EXERCISE AIM: Copy the material below verbatim from the line with "Write the matplotlib code for this chart." to the line with "plt.rcParams['axes.unicode_minus'] = True", both lines included, omitting pictures and every line outside that range.

EXTRACTED DATA:
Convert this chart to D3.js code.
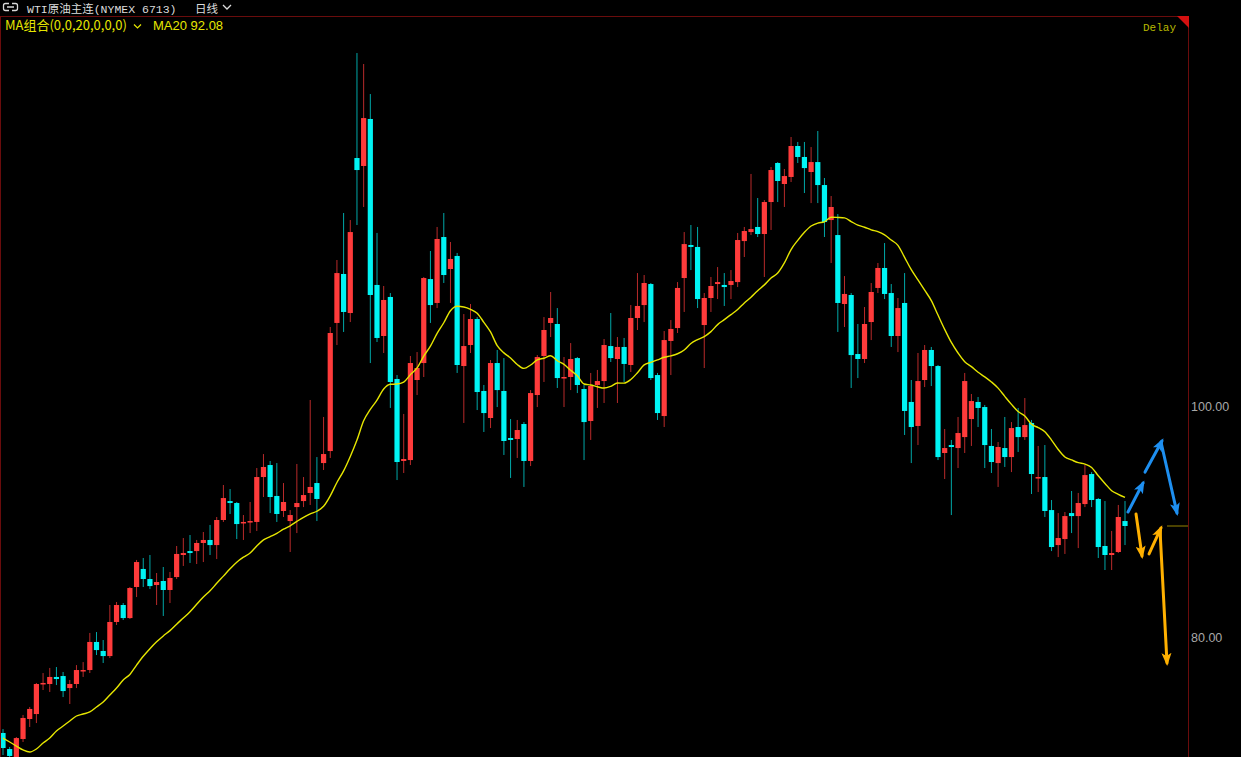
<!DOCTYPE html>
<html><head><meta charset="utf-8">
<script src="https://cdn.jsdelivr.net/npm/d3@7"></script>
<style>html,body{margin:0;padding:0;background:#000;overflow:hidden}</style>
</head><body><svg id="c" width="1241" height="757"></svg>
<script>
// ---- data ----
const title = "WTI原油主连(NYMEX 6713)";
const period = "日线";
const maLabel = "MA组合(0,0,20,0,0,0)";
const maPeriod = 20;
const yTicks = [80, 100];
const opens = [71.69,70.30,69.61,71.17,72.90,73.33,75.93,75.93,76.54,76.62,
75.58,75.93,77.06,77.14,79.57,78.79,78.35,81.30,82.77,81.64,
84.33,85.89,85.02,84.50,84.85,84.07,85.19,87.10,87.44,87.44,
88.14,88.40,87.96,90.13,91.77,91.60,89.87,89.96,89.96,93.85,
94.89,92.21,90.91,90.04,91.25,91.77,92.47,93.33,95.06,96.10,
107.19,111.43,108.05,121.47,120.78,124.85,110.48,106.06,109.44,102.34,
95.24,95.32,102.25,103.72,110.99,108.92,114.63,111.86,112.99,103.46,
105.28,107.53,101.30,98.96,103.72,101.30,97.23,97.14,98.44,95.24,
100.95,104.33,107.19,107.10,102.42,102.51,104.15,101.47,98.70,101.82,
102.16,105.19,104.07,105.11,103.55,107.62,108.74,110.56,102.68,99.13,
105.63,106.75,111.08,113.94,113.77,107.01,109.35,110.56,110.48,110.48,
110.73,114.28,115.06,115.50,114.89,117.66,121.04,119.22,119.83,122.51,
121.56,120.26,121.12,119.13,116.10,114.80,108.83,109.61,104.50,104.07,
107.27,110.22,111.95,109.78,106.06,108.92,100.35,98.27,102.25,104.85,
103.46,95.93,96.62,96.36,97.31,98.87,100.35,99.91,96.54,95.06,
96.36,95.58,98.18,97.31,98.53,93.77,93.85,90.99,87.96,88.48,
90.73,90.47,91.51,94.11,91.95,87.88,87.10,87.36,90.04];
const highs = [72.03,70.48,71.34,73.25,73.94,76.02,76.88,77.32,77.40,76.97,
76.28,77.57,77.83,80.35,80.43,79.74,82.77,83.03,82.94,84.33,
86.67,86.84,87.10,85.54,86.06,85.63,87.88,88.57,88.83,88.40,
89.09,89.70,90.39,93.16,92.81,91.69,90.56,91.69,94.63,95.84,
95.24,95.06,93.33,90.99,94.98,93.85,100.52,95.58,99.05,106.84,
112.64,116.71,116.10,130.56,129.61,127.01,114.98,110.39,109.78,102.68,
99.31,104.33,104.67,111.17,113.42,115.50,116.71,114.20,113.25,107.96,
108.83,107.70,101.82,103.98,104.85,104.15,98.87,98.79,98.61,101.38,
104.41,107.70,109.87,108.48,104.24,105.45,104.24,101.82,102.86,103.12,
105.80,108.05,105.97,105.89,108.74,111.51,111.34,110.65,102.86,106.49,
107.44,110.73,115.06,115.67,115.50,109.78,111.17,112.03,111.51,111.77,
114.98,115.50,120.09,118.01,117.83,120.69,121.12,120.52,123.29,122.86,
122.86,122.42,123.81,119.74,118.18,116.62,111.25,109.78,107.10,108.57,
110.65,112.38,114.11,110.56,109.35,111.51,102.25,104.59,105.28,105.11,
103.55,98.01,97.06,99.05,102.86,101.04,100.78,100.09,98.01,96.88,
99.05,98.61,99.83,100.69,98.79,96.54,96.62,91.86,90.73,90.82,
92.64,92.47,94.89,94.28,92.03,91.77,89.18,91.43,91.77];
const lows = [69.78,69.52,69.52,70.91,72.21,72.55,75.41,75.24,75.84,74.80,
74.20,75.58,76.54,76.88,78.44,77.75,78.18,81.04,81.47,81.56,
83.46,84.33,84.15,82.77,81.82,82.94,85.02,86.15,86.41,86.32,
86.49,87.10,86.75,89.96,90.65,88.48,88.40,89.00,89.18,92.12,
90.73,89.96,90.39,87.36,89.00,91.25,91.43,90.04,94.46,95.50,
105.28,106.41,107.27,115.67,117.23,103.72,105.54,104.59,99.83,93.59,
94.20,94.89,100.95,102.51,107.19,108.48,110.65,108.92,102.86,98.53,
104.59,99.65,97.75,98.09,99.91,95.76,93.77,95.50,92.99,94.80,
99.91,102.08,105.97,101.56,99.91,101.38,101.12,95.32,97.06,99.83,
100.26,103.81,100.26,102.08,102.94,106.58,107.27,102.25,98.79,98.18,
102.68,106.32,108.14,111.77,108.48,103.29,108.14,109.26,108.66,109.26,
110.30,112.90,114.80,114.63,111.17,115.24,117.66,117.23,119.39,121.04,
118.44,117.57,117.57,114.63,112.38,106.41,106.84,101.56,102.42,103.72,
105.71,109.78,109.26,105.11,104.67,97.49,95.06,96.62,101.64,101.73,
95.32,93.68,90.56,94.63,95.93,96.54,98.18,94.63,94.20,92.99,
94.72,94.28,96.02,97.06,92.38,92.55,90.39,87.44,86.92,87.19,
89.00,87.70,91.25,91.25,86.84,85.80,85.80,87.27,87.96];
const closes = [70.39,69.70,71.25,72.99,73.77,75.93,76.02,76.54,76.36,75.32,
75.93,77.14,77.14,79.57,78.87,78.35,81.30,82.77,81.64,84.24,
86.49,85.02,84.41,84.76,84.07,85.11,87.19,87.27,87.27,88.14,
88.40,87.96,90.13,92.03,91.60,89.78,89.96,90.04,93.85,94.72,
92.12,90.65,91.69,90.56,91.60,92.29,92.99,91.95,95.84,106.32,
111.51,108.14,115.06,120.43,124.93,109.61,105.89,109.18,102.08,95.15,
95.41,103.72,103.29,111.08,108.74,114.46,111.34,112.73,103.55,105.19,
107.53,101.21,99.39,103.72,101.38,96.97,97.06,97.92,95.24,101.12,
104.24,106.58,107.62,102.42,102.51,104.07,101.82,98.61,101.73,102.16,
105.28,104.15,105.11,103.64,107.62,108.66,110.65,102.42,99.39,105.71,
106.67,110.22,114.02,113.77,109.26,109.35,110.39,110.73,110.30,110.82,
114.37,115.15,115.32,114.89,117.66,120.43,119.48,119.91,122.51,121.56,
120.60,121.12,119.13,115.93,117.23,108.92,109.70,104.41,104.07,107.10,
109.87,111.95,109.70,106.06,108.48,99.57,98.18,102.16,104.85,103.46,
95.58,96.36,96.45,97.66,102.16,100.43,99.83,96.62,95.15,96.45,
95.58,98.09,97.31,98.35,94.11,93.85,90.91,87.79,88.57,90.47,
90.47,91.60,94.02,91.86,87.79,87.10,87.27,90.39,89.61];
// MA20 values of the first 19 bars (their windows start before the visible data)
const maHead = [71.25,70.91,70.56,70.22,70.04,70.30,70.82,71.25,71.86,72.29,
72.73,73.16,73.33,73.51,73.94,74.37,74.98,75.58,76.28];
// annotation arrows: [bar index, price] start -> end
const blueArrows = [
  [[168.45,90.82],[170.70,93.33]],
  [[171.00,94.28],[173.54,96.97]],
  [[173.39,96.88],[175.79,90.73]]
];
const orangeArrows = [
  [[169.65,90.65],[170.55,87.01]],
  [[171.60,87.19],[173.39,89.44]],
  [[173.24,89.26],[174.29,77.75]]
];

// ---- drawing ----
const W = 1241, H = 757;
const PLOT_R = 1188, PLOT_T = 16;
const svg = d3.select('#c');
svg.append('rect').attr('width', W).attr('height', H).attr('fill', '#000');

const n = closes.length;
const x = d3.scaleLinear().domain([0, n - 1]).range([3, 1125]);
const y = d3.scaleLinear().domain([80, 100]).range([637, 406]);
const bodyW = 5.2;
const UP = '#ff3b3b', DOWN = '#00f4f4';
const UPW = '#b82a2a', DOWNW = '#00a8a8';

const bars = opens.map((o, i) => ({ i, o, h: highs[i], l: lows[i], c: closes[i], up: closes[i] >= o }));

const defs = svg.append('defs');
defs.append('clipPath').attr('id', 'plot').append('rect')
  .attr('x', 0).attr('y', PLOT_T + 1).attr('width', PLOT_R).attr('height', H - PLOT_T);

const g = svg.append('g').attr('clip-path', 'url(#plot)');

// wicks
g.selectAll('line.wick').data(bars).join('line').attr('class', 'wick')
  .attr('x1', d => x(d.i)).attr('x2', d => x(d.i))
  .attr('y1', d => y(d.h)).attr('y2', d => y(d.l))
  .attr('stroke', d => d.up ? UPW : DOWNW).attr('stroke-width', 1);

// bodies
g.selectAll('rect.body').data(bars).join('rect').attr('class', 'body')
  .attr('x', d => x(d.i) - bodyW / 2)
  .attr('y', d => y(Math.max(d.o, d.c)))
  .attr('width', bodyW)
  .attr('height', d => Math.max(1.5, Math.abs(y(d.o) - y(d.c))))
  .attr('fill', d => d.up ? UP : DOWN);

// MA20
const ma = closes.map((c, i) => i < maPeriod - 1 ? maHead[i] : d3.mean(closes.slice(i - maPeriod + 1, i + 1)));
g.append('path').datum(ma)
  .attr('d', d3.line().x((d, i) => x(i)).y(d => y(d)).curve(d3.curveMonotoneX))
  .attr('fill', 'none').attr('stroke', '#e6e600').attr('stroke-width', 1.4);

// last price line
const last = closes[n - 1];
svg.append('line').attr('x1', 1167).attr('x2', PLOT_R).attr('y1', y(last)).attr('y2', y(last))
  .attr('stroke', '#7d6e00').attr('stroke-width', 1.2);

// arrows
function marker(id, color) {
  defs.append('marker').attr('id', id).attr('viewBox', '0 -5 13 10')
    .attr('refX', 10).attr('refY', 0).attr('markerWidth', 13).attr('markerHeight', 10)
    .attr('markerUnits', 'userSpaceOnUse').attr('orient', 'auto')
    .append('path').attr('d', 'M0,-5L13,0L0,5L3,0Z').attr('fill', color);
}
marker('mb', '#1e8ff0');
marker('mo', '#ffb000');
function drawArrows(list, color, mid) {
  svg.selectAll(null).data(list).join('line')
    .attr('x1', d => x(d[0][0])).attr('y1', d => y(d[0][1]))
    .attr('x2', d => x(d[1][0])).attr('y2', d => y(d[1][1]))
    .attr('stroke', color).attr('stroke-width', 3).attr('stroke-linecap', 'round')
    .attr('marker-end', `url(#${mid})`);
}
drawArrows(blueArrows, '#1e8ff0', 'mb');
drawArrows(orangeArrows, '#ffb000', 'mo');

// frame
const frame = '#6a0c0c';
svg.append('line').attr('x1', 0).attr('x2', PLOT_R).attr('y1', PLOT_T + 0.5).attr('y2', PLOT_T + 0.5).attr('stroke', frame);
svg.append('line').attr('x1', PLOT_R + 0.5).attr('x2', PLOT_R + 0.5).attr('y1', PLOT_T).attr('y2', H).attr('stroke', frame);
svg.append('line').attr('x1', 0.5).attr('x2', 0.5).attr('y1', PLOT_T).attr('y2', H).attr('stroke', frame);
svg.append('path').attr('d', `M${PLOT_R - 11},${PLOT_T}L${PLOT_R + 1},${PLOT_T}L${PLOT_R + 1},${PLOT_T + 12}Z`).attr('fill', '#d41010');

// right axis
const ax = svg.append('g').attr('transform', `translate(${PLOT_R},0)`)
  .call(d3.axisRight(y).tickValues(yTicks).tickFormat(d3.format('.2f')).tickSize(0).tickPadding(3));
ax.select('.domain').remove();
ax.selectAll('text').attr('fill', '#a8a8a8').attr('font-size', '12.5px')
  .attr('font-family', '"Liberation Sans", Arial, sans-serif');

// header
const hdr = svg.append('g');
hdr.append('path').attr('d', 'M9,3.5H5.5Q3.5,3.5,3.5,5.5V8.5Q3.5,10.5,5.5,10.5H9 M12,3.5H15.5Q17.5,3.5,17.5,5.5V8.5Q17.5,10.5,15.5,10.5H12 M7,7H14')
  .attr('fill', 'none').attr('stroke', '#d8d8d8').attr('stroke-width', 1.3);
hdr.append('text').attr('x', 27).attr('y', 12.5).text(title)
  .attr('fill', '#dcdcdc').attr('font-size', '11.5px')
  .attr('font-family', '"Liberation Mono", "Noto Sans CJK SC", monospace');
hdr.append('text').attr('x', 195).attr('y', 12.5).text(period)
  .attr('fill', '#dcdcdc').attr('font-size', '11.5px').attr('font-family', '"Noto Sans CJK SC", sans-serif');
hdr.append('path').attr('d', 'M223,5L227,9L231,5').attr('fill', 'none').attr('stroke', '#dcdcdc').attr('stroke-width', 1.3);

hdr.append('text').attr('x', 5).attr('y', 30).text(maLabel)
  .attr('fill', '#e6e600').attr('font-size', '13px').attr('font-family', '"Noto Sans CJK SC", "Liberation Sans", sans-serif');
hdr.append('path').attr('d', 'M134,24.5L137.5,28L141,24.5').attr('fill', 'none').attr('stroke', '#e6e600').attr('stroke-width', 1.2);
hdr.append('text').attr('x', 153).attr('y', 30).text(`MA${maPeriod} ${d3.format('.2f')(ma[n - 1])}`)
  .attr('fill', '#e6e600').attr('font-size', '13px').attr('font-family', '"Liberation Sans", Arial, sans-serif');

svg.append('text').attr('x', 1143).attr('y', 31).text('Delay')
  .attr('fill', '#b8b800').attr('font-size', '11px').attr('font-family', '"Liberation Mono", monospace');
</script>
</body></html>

...

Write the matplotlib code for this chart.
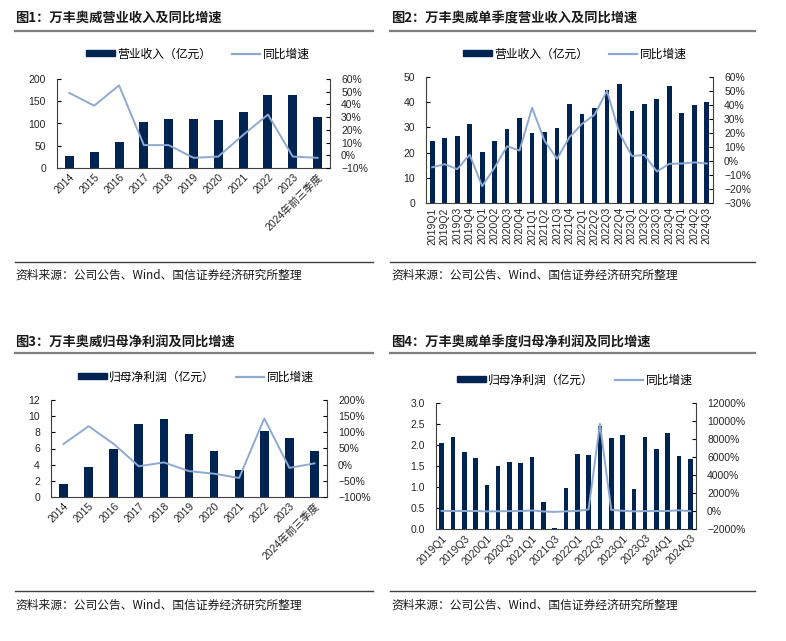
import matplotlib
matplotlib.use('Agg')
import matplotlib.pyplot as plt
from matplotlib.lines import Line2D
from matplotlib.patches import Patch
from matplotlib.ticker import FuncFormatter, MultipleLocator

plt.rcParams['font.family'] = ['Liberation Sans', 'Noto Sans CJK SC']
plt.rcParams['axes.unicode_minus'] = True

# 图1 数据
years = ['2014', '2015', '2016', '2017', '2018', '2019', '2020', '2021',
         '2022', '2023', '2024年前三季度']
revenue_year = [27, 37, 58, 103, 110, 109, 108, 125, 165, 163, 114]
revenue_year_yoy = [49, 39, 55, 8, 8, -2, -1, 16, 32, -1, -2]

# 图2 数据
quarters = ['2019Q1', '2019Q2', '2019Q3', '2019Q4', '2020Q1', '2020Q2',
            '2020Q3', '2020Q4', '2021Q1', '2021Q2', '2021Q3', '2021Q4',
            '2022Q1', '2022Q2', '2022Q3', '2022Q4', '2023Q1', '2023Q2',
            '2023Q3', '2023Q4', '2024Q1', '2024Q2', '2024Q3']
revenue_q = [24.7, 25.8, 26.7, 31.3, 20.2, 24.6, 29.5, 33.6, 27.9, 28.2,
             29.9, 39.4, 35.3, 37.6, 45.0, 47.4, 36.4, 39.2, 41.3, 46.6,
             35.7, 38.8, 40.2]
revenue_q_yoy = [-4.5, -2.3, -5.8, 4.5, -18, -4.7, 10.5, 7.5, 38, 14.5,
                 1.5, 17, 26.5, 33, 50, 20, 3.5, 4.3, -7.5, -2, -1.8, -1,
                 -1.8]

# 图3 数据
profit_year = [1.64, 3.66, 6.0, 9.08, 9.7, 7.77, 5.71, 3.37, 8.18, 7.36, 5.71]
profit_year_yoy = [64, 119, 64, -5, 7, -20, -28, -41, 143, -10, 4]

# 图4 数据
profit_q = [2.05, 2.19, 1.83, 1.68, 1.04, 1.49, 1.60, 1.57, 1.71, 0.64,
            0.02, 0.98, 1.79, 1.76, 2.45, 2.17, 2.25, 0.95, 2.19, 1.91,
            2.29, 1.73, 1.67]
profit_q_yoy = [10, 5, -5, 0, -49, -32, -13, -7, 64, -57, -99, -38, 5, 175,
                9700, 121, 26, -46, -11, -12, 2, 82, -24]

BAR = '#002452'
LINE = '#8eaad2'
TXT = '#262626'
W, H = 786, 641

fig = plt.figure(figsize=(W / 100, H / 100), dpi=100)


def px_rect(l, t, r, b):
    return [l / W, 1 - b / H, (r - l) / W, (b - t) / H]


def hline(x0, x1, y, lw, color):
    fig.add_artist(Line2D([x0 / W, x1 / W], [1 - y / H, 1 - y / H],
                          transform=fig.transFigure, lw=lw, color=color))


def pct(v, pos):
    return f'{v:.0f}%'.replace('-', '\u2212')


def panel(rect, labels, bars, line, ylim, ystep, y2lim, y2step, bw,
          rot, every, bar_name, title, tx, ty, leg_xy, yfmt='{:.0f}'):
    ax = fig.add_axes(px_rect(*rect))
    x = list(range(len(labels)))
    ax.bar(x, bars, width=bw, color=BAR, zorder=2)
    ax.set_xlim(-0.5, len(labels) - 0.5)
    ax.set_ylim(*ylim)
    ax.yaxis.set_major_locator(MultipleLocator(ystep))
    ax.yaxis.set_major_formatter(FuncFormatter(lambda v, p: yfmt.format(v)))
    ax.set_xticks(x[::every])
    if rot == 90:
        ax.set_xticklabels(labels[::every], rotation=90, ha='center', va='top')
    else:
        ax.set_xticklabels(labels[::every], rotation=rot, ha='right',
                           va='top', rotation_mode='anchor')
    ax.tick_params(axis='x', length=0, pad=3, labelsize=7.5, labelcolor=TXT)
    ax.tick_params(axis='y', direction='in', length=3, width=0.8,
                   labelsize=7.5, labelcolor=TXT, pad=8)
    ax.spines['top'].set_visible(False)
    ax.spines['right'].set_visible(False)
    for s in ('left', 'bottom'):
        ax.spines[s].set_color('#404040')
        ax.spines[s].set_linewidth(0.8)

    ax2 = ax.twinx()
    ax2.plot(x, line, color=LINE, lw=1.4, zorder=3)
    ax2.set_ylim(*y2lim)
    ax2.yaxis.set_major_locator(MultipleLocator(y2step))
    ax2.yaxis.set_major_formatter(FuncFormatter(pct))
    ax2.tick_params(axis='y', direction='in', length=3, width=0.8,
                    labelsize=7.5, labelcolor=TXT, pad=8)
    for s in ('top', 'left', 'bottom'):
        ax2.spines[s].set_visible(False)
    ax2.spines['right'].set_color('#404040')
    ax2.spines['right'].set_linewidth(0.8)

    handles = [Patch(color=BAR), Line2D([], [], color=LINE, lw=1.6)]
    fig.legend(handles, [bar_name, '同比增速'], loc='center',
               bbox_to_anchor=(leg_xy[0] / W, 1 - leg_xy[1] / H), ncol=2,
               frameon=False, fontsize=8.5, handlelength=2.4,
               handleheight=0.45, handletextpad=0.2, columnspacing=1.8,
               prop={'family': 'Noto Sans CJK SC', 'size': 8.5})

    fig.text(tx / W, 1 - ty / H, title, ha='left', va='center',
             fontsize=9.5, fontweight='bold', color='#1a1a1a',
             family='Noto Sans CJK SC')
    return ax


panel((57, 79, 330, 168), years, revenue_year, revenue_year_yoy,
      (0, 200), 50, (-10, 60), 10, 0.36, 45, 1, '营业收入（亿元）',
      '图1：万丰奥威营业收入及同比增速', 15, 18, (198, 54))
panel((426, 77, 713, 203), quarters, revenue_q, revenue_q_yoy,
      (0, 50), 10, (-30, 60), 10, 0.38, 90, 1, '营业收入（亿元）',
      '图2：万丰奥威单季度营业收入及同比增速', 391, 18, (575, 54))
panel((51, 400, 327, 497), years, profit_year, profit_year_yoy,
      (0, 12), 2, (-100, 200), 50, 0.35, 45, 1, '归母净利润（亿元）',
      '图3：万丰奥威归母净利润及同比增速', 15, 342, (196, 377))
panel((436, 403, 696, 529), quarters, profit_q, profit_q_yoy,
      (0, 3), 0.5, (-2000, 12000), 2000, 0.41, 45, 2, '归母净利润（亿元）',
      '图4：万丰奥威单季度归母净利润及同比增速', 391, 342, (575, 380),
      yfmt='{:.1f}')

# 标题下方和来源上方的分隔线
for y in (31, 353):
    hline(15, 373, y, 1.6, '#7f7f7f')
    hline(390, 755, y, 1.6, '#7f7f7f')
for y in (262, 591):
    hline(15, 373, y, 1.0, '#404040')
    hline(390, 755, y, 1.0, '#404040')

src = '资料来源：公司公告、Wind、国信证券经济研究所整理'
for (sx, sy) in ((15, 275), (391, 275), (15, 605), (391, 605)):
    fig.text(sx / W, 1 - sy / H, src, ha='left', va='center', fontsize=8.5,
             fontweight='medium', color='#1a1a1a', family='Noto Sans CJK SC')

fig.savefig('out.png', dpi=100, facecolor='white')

---

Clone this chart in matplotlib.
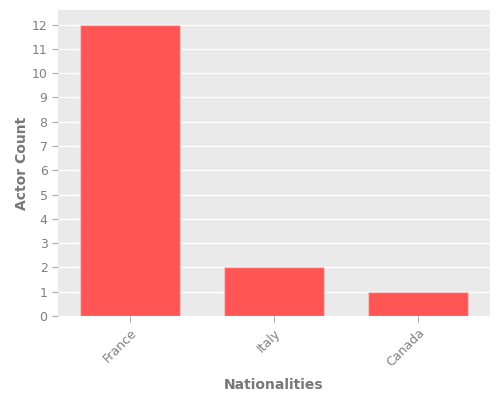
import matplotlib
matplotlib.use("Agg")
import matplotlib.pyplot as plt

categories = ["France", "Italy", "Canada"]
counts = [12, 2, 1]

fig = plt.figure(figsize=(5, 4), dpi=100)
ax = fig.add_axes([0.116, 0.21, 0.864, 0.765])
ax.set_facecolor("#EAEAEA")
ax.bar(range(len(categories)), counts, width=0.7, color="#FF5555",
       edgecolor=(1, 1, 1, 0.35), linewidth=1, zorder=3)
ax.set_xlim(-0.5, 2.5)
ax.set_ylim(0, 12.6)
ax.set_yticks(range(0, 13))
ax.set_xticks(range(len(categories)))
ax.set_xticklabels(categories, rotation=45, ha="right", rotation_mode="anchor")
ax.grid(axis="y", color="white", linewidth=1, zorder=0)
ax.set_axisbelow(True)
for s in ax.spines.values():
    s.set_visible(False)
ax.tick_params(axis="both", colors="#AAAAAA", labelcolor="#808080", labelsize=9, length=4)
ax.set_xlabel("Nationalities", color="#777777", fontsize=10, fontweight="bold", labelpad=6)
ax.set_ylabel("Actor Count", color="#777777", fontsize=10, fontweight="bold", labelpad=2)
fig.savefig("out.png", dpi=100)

SOLUTION FOR THIS TASK:
Write the matplotlib code for this chart.
import matplotlib
matplotlib.use('Agg')
import matplotlib.pyplot as plt
from matplotlib.lines import Line2D
from matplotlib.patches import Patch
from matplotlib.ticker import FuncFormatter, MultipleLocator

plt.rcParams['font.family'] = ['Liberation Sans', 'Noto Sans CJK SC']
plt.rcParams['axes.unicode_minus'] = True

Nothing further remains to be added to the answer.